Facebook (META -0.68%) is using Nvidia's (NVDA -2.85%) new Tesla M40 GPUs in Big Sur, a computing platform designed for AI and machine learning tasks. Nvidia says that it worked with Facebook to ensure that Big Sur will deliver "maximum performance for machine learning workloads, including the training of large neural networks across multiple Tesla GPUs."

This decision highlights an interesting market opportunity for Nvidia, the largest manufacturer of add-in graphics boards in the world. It also demonstrates the effectiveness of GPUs in machine learning tasks when compared to traditional CPUs. Will Facebook's vote of confidence in Nvidia's GPUs attract the attention of other players in the machine learning market?

Facebook's "Big Sur" platform. Source: Facebook.

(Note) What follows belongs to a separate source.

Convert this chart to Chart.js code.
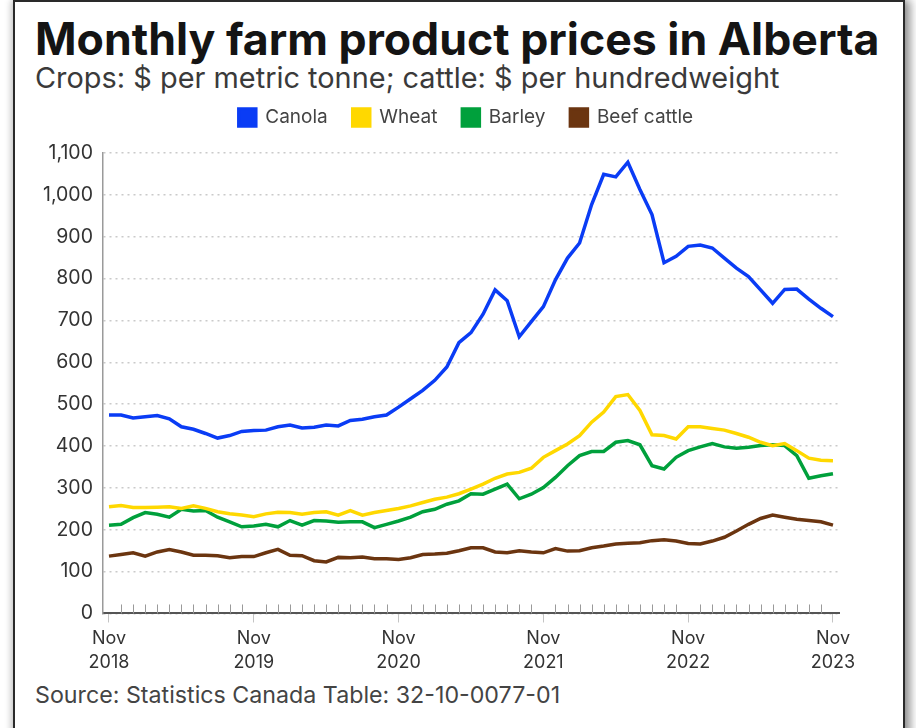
<!DOCTYPE html>
<html>
<head>
<meta charset="utf-8">
<script src="https://cdn.jsdelivr.net/npm/chart.js@4.4.1/dist/chart.umd.min.js"></script>
<style>
  html, body { margin: 0; padding: 0; background: #fff; width: 916px; height: 728px; overflow: hidden; }
  #frame {
    position: absolute; left: 13px; top: 0px; width: 888px; height: 760px;
    border: 2px solid #2a2a2a; background: #fff;
    box-shadow: 5px 0 9px rgba(0,0,0,0.45), -3px 0 6px rgba(0,0,0,0.15);
  }
  .txt { position: absolute; font-family: Inter, Roboto, sans-serif; white-space: nowrap; }
  #title { left: 20px; top: 10px; font-size: 42px; font-weight: 700; color: #141414; }
  #subtitle { left: 20px; top: 58px; font-size: 26px; color: #3a3a3a; }
  #source { left: 20px; top: 678px; font-size: 20px; color: #444; }
  #wrap { position: absolute; left: 0px; top: 81px; width: 888px; height: 595px; }
</style>
</head>
<body>
<div id="frame">
  <div class="txt" id="title">Monthly farm product prices in Alberta</div>
  <div class="txt" id="subtitle">Crops: $ per metric tonne; cattle: $ per hundredweight</div>
  <div id="wrap"><canvas id="chart"></canvas></div>
  <div class="txt" id="source">Source: Statistics Canada Table: 32-10-0077-01</div>
</div>
<script>
// Month categories, Nov 2018 .. Nov 2023
const monthNames = ['Jan', 'Feb', 'Mar', 'Apr', 'May', 'Jun', 'Jul', 'Aug', 'Sep', 'Oct', 'Nov', 'Dec'];
const months = [];
for (let k = 0; k <= 60; k++) {
  const m = (10 + k) % 12;
  const y = 2018 + Math.floor((10 + k) / 12);
  months.push(monthNames[m] + ' ' + y);
}

// Series values
const canola = [474, 474, 467, 470, 473, 465, 446, 440, 430, 419, 425, 435,
  437, 438, 446, 450, 443, 445, 450, 448, 461, 464, 470, 474,
  493, 513, 533, 557, 589, 647, 671, 715, 773, 747, 661, 697,
  733, 797, 849, 885, 977, 1049, 1043, 1078, 1013, 953, 838, 853,
  877, 880, 873, 849, 825, 805, 773, 741, 774, 775, 751, 729, 709];
const wheat = [255, 258, 253, 253, 254, 255, 251, 257, 251, 243, 238, 235,
  231, 238, 242, 241, 237, 241, 243, 235, 246, 235, 241, 246,
  251, 257, 265, 273, 278, 286, 297, 309, 323, 333, 337, 347,
  373, 389, 405, 425, 457, 481, 518, 523, 485, 427, 425, 417,
  446, 446, 442, 438, 430, 421, 409, 401, 406, 389, 371, 366, 365];
const barley = [211, 213, 229, 241, 237, 230, 249, 245, 246, 230, 219, 207,
  209, 213, 207, 222, 211, 222, 221, 218, 219, 219, 205, 213,
  221, 230, 243, 249, 261, 269, 286, 285, 297, 309, 274, 285,
  301, 325, 353, 377, 387, 387, 409, 413, 403, 353, 345, 373,
  389, 398, 406, 398, 395, 397, 401, 403, 401, 377, 323, 329, 334];
const beef = [137, 141, 145, 137, 147, 153, 147, 139, 139, 138, 133, 136,
  136, 145, 153, 139, 138, 126, 123, 134, 133, 135, 131, 131,
  129, 133, 141, 142, 144, 150, 157, 157, 147, 145, 150, 147,
  145, 155, 149, 150, 157, 161, 166, 168, 169, 174, 176, 173,
  167, 166, 173, 182, 197, 213, 227, 235, 230, 225, 222, 219, 211];

const seriesNames = ['Canola', 'Wheat', 'Barley', 'Beef cattle'];
const seriesColors = ['#0a3cf5', '#ffd800', '#00a03c', '#6b3510'];

// fit the heading texts to the widths they have in the picture
function fitWidth(id, target) {
  const el = document.getElementById(id);
  const size = parseFloat(getComputedStyle(el).fontSize);
  el.style.fontSize = (size * target / el.offsetWidth).toFixed(2) + 'px';
}
fitWidth('title', 845);
fitWidth('subtitle', 745);
fitWidth('source', 525);

// Small upward ticks for every month along the bottom axis
const minorTicks = {
  id: 'minorTicks',
  beforeDatasetsDraw(chart) {
    const x = chart.scales.x;
    const bottom = chart.chartArea.bottom;
    const ctx = chart.ctx;
    ctx.save();
    ctx.strokeStyle = '#9a9a9a';
    ctx.lineWidth = 1;
    for (let i = 1; i < months.length; i++) {
      if (i % 12 === 0) continue;
      const px = Math.round(x.getPixelForValue(i)) + 0.5;
      ctx.beginPath();
      ctx.moveTo(px, bottom);
      ctx.lineTo(px, bottom - 9);
      ctx.stroke();
    }
    ctx.restore();
  }
};

// extra room under the legend, and nudge it to sit over the plot
const legendSpace = {
  id: 'legendSpace',
  beforeInit(chart) {
    const fit = chart.legend.fit;
    chart.legend.fit = function () {
      fit.bind(chart.legend)();
      this.height += 16;
    };
  },
  afterLayout(chart) {
    chart.legend.left += 30;
    chart.legend.right += 30;
  }
};

const ctx = document.getElementById('chart').getContext('2d');
new Chart(ctx, {
  type: 'line',
  data: {
    labels: months,
    datasets: [canola, wheat, barley, beef].map((values, i) => ({
      label: seriesNames[i],
      data: values,
      borderColor: seriesColors[i],
      backgroundColor: seriesColors[i],
      borderWidth: 3.5,
      pointRadius: 0,
      tension: 0
    }))
  },
  options: {
    responsive: true,
    maintainAspectRatio: false,
    animation: false,
    layout: { padding: { left: 18, right: 64, top: 0, bottom: 0 } },
    plugins: {
      legend: {
        position: 'top',
        labels: {
          boxWidth: 17,
          boxHeight: 17,
          padding: 25,
          color: '#444',
          font: { family: 'Inter', size: 19 }
        }
      },
      tooltip: { enabled: false }
    },
    scales: {
      x: {
        offset: true,
        grid: {
          offset: false,
          drawOnChartArea: false,
          drawTicks: true,
          tickLength: 9,
          color: (c) => (c.index % 12 === 0 ? '#c4c4c4' : 'rgba(0,0,0,0)')
        },
        border: { display: true, color: '#555', width: 2 },
        ticks: {
          autoSkip: false,
          maxRotation: 0,
          padding: 4,
          color: '#333',
          font: { family: 'Inter', size: 18, lineHeight: 1.32 },
          callback: (v, i) => {
            if (i % 12 !== 0) return '';
            const parts = months[i].split(' ');
            return [parts[0], parts[1]];
          }
        }
      },
      y: {
        min: 0,
        max: 1100,
        ticks: {
          stepSize: 100,
          padding: 10,
          color: '#333',
          font: { family: 'Inter', size: 19.5 }
        },
        grid: {
          drawTicks: false,
          color: '#cacaca',
          lineWidth: 1.5
        },
        border: { display: true, color: '#9a9a9a', width: 1.5, dash: [2, 4] }
      }
    }
  },
  plugins: [minorTicks, legendSpace]
});
</script>
</body>
</html>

Why is Facebook investing in AI?
Facebook has been investing heavily in machine learning to help translate content, detect faces in photos and videos, and improve its core news feed algorithm by analyzing text. Facebook's upcoming M assistant, its answer to Siri and Cortana, uses machine learning to comb through the social network's massive database. The better Facebook's AI can identify people, objects, and places in user content, the more accurate its targeted ads can be.

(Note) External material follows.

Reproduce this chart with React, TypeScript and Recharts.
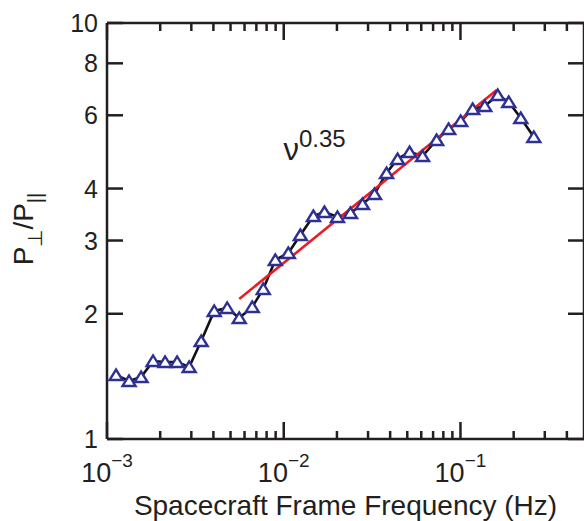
import React from "react";
import { LineChart, Line, XAxis, YAxis, ReferenceDot, ReferenceLine, Label } from "recharts";

// measured P_perp / P_par ratio vs spacecraft-frame frequency (Hz)
const freq = [
  0.001125, 0.001333, 0.001559, 0.001823, 0.002132, 0.002494, 0.002917,
  0.003411, 0.004043, 0.00479, 0.005602, 0.006637, 0.007663, 0.008962,
  0.01062, 0.01242, 0.01472, 0.017, 0.02014, 0.02386, 0.02791, 0.03264,
  0.03817, 0.04406, 0.05152, 0.06104, 0.0733, 0.08573, 0.1003, 0.1173,
  0.1372, 0.1625, 0.1876, 0.2194, 0.26,
];
const ratio = [
  1.425, 1.379, 1.409, 1.54, 1.532, 1.532, 1.49, 1.72, 2.031, 2.065, 1.954,
  2.077, 2.294, 2.694, 2.8, 3.093, 3.436, 3.513, 3.418, 3.494, 3.672, 3.881,
  4.359, 4.71, 4.896, 4.789, 5.233, 5.563, 5.814, 6.214, 6.318, 6.713, 6.458,
  5.91, 5.321,
];

// power-law fit, nu^0.35
const fitFreq = [0.0056, 0.1604];
const fitRatio = [2.17, 6.9];

const xTicks = [
  0.001, 0.002, 0.003, 0.004, 0.005, 0.006, 0.007, 0.008, 0.009,
  0.01, 0.02, 0.03, 0.04, 0.05, 0.06, 0.07, 0.08, 0.09,
  0.1, 0.2, 0.3, 0.4,
];
const xDecades = [0.001, 0.01, 0.1];
const xExponents = ["\u22123", "\u22122", "\u22121"];
const yTicks = [1, 2, 3, 4, 6, 8, 10];

const data = freq.map((f, i) => ({ f, r: ratio[i] }));
const fitData = fitFreq.map((f, i) => ({ f, r: fitRatio[i] }));

const INK = "#231f20";
const BLUE = "#2e3192";
const FONT = "'Liberation Sans', Arial, Helvetica, sans-serif";

// box edges in px (chart margins below put them here)
const PLOT_LEFT = 107;
const PLOT_TOP = 23;
const PLOT_RIGHT = 584;
const PLOT_BOTTOM = 439;

// bottom + top ticks pointing into the box
function XTick({ payload }: any) {
  const x = payload.coordinate;
  const idx = xDecades.indexOf(payload.value);
  const len = idx >= 0 ? 17 : 8;
  return (
    <g>
      <line x1={x} x2={x} y1={PLOT_BOTTOM} y2={PLOT_BOTTOM - len} stroke={INK} strokeWidth={2.5} />
      <line x1={x} x2={x} y1={PLOT_TOP} y2={PLOT_TOP + len} stroke={INK} strokeWidth={2.5} />
      {idx >= 0 && (
        <text x={x} y={PLOT_BOTTOM + 43} textAnchor="middle" fontSize={27} fill={INK} fontFamily={FONT}>
          10
          <tspan dy={-15} fontSize={19}>
            {xExponents[idx]}
          </tspan>
        </text>
      )}
    </g>
  );
}

// left + right ticks
function YTick({ payload }: any) {
  const y = payload.coordinate;
  return (
    <g>
      <line x1={PLOT_LEFT} x2={PLOT_LEFT + 16} y1={y} y2={y} stroke={INK} strokeWidth={2.5} />
      <line x1={PLOT_RIGHT} x2={PLOT_RIGHT - 16} y1={y} y2={y} stroke={INK} strokeWidth={2.5} />
      <text x={PLOT_LEFT - 9} y={y + 9} textAnchor="end" fontSize={25} fill={INK} fontFamily={FONT}>
        {payload.value}
      </text>
    </g>
  );
}

function Triangle(props: any) {
  const { cx, cy, index } = props;
  if (cx == null || cy == null) return <g key={index} />;
  return (
    <polygon
      key={index}
      points={`${cx},${cy - 5.5} ${cx - 6.5},${cy + 5} ${cx + 6.5},${cy + 5}`}
      fill="#fff"
      stroke={BLUE}
      strokeWidth={2.4}
      strokeLinejoin="miter"
    />
  );
}

export default function App() {
  return (
    <div style={{ position: "absolute", left: 0, top: 0, width: 584, height: 521, background: "#fff" }}>
      <LineChart width={584} height={521} margin={{ top: PLOT_TOP, right: 0, bottom: 0, left: 0 }}>
        <XAxis
          dataKey="f"
          type="number"
          scale="log"
          domain={[0.001, 0.5]}
          allowDataOverflow
          ticks={xTicks}
          interval={0}
          tick={XTick}
          tickLine={false}
          tickSize={0}
          tickMargin={0}
          height={521 - PLOT_BOTTOM}
          axisLine={{ stroke: INK, strokeWidth: 2.5 }}
        >
          <Label
            content={({ viewBox }: any) => (
              <text
                x={viewBox.x + viewBox.width / 2}
                y={PLOT_BOTTOM + 76}
                textAnchor="middle"
                fontSize={28}
                fill={INK}
                fontFamily={FONT}
              >
                Spacecraft Frame Frequency (Hz)
              </text>
            )}
          />
        </XAxis>
        <YAxis
          dataKey="r"
          type="number"
          scale="log"
          domain={[1, 10]}
          allowDataOverflow
          ticks={yTicks}
          interval={0}
          tick={YTick}
          tickLine={false}
          tickSize={0}
          tickMargin={0}
          width={PLOT_LEFT}
          axisLine={{ stroke: INK, strokeWidth: 2.5 }}
        >
          <Label
            content={() => (
              <text
                x={33}
                y={229}
                transform="rotate(-90, 33, 229)"
                textAnchor="middle"
                fontSize={28}
                fill={INK}
                fontFamily={FONT}
              >
                P
                <tspan dy={9} fontSize={20}>
                  {"\u22a5"}
                </tspan>
                <tspan dy={-9} fontSize={28}>
                  /P
                </tspan>
                <tspan dy={9} fontSize={20}>
                  ||
                </tspan>
              </text>
            )}
          />
        </YAxis>
        <ReferenceLine y={10} stroke={INK} strokeWidth={2.5} />
        <ReferenceLine x={0.5} stroke={INK} strokeWidth={2.5} />
        <Line
          data={data}
          dataKey="r"
          stroke="#111"
          strokeWidth={2.6}
          dot={Triangle}
          activeDot={false}
          isAnimationActive={false}
        />
        <Line
          data={fitData}
          dataKey="r"
          stroke="#ec1c24"
          strokeWidth={2.6}
          dot={false}
          activeDot={false}
          isAnimationActive={false}
        />
        <ReferenceDot
          x={0.0101}
          y={4.69}
          r={1}
          fill="none"
          stroke="none"
          label={{
            content: ({ viewBox }: any) => (
              <text x={viewBox.x} y={viewBox.y + 1} fontSize={31} fill={INK} fontFamily={FONT}>
                {"\u03bd"}
                <tspan dy={-13} fontSize={24}>
                  0.35
                </tspan>
              </text>
            ),
          }}
        />
      </LineChart>
    </div>
  );
}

That's the same reason Alphabet (GOOG 1.15%) (GOOGL 1.01%) launched its Photos app, which uses AI to organize user photos by person, object, location, and other traits. Google also uses its cloud-based machine learning service to predict search queries across its ecosystem. As tech giants race to create the most efficient machine learning and predictive analytics systems, demand for powerful machine learning platforms like Big Sur will rise.

Why is Nvidia the top choice?
In the past, GPUs were 10 to 20 times faster than comparable CPUs at performing "deep learning" tasks which required image recognition and algorithmic calculations. Intel (INTC -2.36%) is the largest CPU and GPU maker in the world, but the majority of its GPUs are lower-powered integrated solutions for desktops and laptops.

Earlier this year, Intel claimed that its new Xeon Phi processors could offer similar performance to Nvidia's Tesla GPUs in performing deep learning tasks. However, Nvidia claims that in a matchup between its Tesla K80 GPUs and Intel's Xeon Phi 7120 CPUs, the Tesla GPU was "two to five times" faster in running "key science applications" than the Xeon Phi. Nvidia also noted that while programming requirements for the Tesla and Xeon Phi are similar, "the results are significantly better on a GPU."

Nvidia also makes it easier for developers to create deep learning apps with CUDA (Compute Unified Device Architecture), its own parallel computing platform and API model. CUDA works with common programming languages like C++, and gives developers direct access to the GPU. AMD, Nvidia's main rival in high-end GPUs, uses OpenCL (Open Computing Language), which lacks CUDA's deep learning libraries.

Nvidia's plans for growth
Nvidia's interest in deep learning and AI expands far beyond Facebook's data centers. Back in March, it launched a $10,000 driverless car development platform called Drive PX, which is powered by two Tegra X1 processors. It also unveiled Digits DevBox, a $15,000 deep learning "mini-supercomputer" powered by four Titan X GPUs.

Nvidia's Digits DevBox. Source: Nvidia.

In November, drone market leader DJI Innovations launched the Manifold, a $499 Tegra K1-powered computer for drones. Last month, Nvidia unveiled the Jetson TX1, a "deep learning" module for drones and driverless cars which runs on its Tegra X1. Nvidia will start selling the Jetson TX1 next year for $299.

Since Tegra SoCs merge an ARM-licensed CPU with Nvidia's own GPUs, the Jetson can help drones and driverless cars process what they "see" and react accordingly. That's why Intel recently combined its RealSense depth-sensing cameras with its Atom processors in its new SoCs for drones. Stronger Tegra sales across these markets can offset the SoC's weakness in smartphones and tablets. Last quarter, Tegra sales fell 23% annually and accounted for less than 10% of Nvidia's top line.

Meanwhile, Nvidia expects to deploy its high-end Tesla GPUs in supercomputers and other high-end systems. By aiming Tegra SoCs at the mainstream market and the Tesla GPUs at the high-end market, Nvidia can cast a wide net over the fledgling AI and machine learning market.

The key takeaway
With Tegra and Tesla, Nvidia is leveraging its market-leading position in high-end GPUs to establish a firm foothold in the machine learning market. These investments might not generate meaningful revenue over the next few quarters, but they will likely pay off once the machine learning battle heats up, drones lift off, and driverless cars hit public roads.